The setup is as follows: Given a dataset $\left\{ (x^{(i)},y^{(i)}), \cdots\right\}$ for $i=1,\cdots,m$, $y$ can take values from $1$ to $k$ with probability $\phi_1$ to $\phi_k$. $x \in \mathbb{R}^n $.
The naive bayes assumptions apply, and hence the log likelihood is: $$ l(\Theta) = \sum_{i=1}^{m} \sum_{j=1}^{n} \log (P(x_j^{(i)}|y^{(i)}) + \sum_{i=1}^{m} \sum_{j=1}^{n} \ + 1 \left\{y^{(i)}=C_j\right\} \log \phi_j $$
To find the MLE estimate of $\phi_j$, we only take the second term and create the Lagrangian multiplier: $$ \mathbb{L} = \sum_{i=1}^{m} \sum_{j=1}^{n} \ + 1 \left\{y^{(i)}=C_j\right\} \log \phi_j -\lambda(\sum_i \phi_i -1) $$
and the first order condition is $$ \frac{\partial \mathbb{L}}{\partial \phi_j} = 0 = \frac{1 \left\{y^{(i)}=C_j\right\}}{\phi_j} + \lambda $$ and of course, $$ \sum_i \phi_i =1 $$
My question is, how do we progress from here?
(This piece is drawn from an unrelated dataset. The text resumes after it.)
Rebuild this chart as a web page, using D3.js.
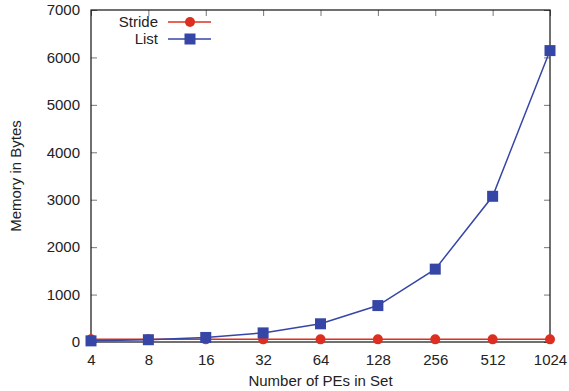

How do we solve for the variables?
In particular, how do I prove that $$ \lambda = \sum_{i=1}^m \sum_{j=1}^n 1 \left\{y^{(i)}=C_j\right\} $$
I have stared at this for a while and hope that somebody can shed some light on this.
Well you have already done 90% of the work.
Once you have the equation
$$ \phi_j = \sum_{i=1}^m-\frac{1 \left\{y^{(i)}=C_j\right\}}{\lambda} $$
Substitute that into the constraint $\sum_i \phi_i =1 $ . With that , you get $ \lambda = -N $. Plug that back into the above equation , to get your result.